* BEGIN Data section *

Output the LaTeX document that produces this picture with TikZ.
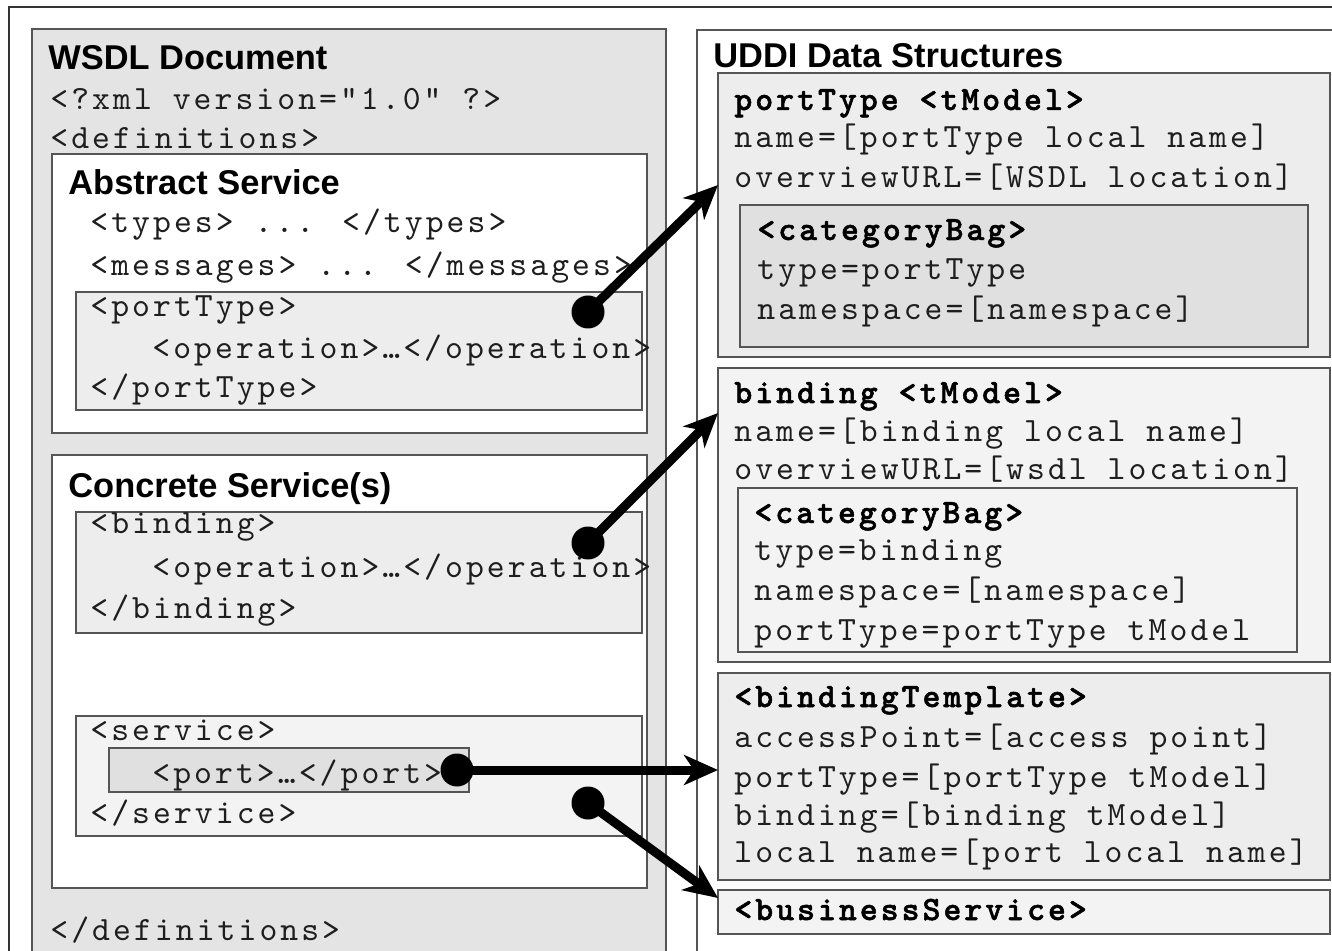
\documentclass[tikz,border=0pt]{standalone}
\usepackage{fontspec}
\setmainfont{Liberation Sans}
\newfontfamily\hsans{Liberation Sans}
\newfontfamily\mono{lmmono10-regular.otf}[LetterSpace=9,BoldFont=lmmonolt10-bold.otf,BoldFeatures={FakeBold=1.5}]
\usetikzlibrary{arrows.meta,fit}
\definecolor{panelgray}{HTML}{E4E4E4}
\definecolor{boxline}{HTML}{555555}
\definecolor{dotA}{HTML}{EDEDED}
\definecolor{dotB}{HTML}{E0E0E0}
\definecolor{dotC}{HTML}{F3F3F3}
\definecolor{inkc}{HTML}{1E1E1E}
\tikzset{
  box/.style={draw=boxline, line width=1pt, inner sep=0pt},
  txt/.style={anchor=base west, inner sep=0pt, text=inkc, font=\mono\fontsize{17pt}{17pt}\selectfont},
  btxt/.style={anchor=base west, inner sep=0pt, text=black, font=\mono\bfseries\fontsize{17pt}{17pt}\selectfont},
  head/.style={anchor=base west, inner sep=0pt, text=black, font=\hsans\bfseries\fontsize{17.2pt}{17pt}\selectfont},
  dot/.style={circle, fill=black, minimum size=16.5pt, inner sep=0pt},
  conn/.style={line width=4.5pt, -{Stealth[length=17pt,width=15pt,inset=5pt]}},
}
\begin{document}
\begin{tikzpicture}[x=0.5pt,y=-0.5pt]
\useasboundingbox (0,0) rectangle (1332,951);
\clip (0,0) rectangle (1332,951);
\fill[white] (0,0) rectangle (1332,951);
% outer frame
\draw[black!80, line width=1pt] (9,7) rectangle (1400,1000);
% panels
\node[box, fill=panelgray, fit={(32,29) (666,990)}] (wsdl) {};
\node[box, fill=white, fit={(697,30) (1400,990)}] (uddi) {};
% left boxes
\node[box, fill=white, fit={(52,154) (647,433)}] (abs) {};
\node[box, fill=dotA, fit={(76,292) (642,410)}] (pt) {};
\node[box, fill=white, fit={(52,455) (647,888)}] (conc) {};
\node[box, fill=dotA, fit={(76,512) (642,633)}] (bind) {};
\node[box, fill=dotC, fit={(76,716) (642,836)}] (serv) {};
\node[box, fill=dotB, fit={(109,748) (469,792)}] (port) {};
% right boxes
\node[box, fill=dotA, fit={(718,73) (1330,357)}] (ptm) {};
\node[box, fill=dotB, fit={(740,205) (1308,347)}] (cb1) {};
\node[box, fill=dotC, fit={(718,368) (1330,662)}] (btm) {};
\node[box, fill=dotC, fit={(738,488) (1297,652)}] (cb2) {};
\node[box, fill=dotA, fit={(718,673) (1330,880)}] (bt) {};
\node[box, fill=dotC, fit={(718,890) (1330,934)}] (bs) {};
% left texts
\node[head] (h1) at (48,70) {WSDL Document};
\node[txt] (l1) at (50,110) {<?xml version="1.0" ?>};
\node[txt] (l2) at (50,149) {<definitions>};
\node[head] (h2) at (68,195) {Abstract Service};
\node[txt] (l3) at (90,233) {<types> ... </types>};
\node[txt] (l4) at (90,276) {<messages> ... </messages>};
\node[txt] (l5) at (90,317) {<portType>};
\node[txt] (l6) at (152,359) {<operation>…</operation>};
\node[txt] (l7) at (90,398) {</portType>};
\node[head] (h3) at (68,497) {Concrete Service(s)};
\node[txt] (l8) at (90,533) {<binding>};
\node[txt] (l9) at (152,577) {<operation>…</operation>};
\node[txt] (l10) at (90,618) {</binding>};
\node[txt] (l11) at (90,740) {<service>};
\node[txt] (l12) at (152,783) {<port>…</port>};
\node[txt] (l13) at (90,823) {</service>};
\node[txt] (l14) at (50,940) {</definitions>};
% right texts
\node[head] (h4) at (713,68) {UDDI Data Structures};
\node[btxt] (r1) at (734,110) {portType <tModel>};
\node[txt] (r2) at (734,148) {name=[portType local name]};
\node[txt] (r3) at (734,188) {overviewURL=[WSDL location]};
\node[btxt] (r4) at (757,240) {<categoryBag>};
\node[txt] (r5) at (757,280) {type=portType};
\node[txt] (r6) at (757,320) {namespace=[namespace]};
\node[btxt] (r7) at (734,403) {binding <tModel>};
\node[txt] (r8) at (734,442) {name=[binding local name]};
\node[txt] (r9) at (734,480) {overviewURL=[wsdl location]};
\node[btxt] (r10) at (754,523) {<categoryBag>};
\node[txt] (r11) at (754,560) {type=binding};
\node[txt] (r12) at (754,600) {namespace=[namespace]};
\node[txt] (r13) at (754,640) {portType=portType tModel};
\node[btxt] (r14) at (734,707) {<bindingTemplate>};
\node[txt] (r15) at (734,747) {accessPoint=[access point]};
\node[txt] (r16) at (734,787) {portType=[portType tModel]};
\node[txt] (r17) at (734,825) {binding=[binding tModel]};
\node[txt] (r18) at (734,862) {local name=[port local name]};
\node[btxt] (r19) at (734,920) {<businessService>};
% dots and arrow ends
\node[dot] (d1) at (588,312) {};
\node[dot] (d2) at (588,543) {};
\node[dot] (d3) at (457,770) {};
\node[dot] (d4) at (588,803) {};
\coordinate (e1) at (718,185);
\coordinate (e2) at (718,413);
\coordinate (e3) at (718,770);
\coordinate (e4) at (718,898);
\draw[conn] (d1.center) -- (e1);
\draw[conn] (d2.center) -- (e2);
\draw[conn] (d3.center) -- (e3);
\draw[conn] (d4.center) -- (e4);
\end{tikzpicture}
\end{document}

* END Data section *

Task to carry out
All of the data above should be quoted exactly, except for the pictures.

Answer to this problem
Output the LaTeX document that produces this picture with TikZ.
\documentclass[tikz,border=0pt]{standalone}
\usepackage{fontspec}
\setmainfont{Liberation Sans}
\newfontfamily\hsans{Liberation Sans}
\newfontfamily\mono{lmmono10-regular.otf}[LetterSpace=9,BoldFont=lmmonolt10-bold.otf,BoldFeatures={FakeBold=1.5}]
\usetikzlibrary{arrows.meta,fit}
\definecolor{panelgray}{HTML}{E4E4E4}
\definecolor{boxline}{HTML}{555555}
\definecolor{dotA}{HTML}{EDEDED}
\definecolor{dotB}{HTML}{E0E0E0}
\definecolor{dotC}{HTML}{F3F3F3}
\definecolor{inkc}{HTML}{1E1E1E}
\tikzset{
  box/.style={draw=boxline, line width=1pt, inner sep=0pt},
  txt/.style={anchor=base west, inner sep=0pt, text=inkc, font=\mono\fontsize{17pt}{17pt}\selectfont},
  btxt/.style={anchor=base west, inner sep=0pt, text=black, font=\mono\bfseries\fontsize{17pt}{17pt}\selectfont},
  head/.style={anchor=base west, inner sep=0pt, text=black, font=\hsans\bfseries\fontsize{17.2pt}{17pt}\selectfont},
  dot/.style={circle, fill=black, minimum size=16.5pt, inner sep=0pt},
  conn/.style={line width=4.5pt, -{Stealth[length=17pt,width=15pt,inset=5pt]}},
}
\begin{document}
\begin{tikzpicture}[x=0.5pt,y=-0.5pt]
\useasboundingbox (0,0) rectangle (1332,951);
\clip (0,0) rectangle (1332,951);
\fill[white] (0,0) rectangle (1332,951);
% outer frame
\draw[black!80, line width=1pt] (9,7) rectangle (1400,1000);
% panels
\node[box, fill=panelgray, fit={(32,29) (666,990)}] (wsdl) {};
\node[box, fill=white, fit={(697,30) (1400,990)}] (uddi) {};
% left boxes
\node[box, fill=white, fit={(52,154) (647,433)}] (abs) {};
\node[box, fill=dotA, fit={(76,292) (642,410)}] (pt) {};
\node[box, fill=white, fit={(52,455) (647,888)}] (conc) {};
\node[box, fill=dotA, fit={(76,512) (642,633)}] (bind) {};
\node[box, fill=dotC, fit={(76,716) (642,836)}] (serv) {};
\node[box, fill=dotB, fit={(109,748) (469,792)}] (port) {};
% right boxes
\node[box, fill=dotA, fit={(718,73) (1330,357)}] (ptm) {};
\node[box, fill=dotB, fit={(740,205) (1308,347)}] (cb1) {};
\node[box, fill=dotC, fit={(718,368) (1330,662)}] (btm) {};
\node[box, fill=dotC, fit={(738,488) (1297,652)}] (cb2) {};
\node[box, fill=dotA, fit={(718,673) (1330,880)}] (bt) {};
\node[box, fill=dotC, fit={(718,890) (1330,934)}] (bs) {};
% left texts
\node[head] (h1) at (48,70) {WSDL Document};
\node[txt] (l1) at (50,110) {<?xml version="1.0" ?>};
\node[txt] (l2) at (50,149) {<definitions>};
\node[head] (h2) at (68,195) {Abstract Service};
\node[txt] (l3) at (90,233) {<types> ... </types>};
\node[txt] (l4) at (90,276) {<messages> ... </messages>};
\node[txt] (l5) at (90,317) {<portType>};
\node[txt] (l6) at (152,359) {<operation>…</operation>};
\node[txt] (l7) at (90,398) {</portType>};
\node[head] (h3) at (68,497) {Concrete Service(s)};
\node[txt] (l8) at (90,533) {<binding>};
\node[txt] (l9) at (152,577) {<operation>…</operation>};
\node[txt] (l10) at (90,618) {</binding>};
\node[txt] (l11) at (90,740) {<service>};
\node[txt] (l12) at (152,783) {<port>…</port>};
\node[txt] (l13) at (90,823) {</service>};
\node[txt] (l14) at (50,940) {</definitions>};
% right texts
\node[head] (h4) at (713,68) {UDDI Data Structures};
\node[btxt] (r1) at (734,110) {portType <tModel>};
\node[txt] (r2) at (734,148) {name=[portType local name]};
\node[txt] (r3) at (734,188) {overviewURL=[WSDL location]};
\node[btxt] (r4) at (757,240) {<categoryBag>};
\node[txt] (r5) at (757,280) {type=portType};
\node[txt] (r6) at (757,320) {namespace=[namespace]};
\node[btxt] (r7) at (734,403) {binding <tModel>};
\node[txt] (r8) at (734,442) {name=[binding local name]};
\node[txt] (r9) at (734,480) {overviewURL=[wsdl location]};
\node[btxt] (r10) at (754,523) {<categoryBag>};
\node[txt] (r11) at (754,560) {type=binding};
\node[txt] (r12) at (754,600) {namespace=[namespace]};
\node[txt] (r13) at (754,640) {portType=portType tModel};
\node[btxt] (r14) at (734,707) {<bindingTemplate>};
\node[txt] (r15) at (734,747) {accessPoint=[access point]};
\node[txt] (r16) at (734,787) {portType=[portType tModel]};
\node[txt] (r17) at (734,825) {binding=[binding tModel]};
\node[txt] (r18) at (734,862) {local name=[port local name]};
\node[btxt] (r19) at (734,920) {<businessService>};
% dots and arrow ends
\node[dot] (d1) at (588,312) {};
\node[dot] (d2) at (588,543) {};
\node[dot] (d3) at (457,770) {};
\node[dot] (d4) at (588,803) {};
\coordinate (e1) at (718,185);
\coordinate (e2) at (718,413);
\coordinate (e3) at (718,770);
\coordinate (e4) at (718,898);
\draw[conn] (d1.center) -- (e1);
\draw[conn] (d2.center) -- (e2);
\draw[conn] (d3.center) -- (e3);
\draw[conn] (d4.center) -- (e4);
\end{tikzpicture}
\end{document}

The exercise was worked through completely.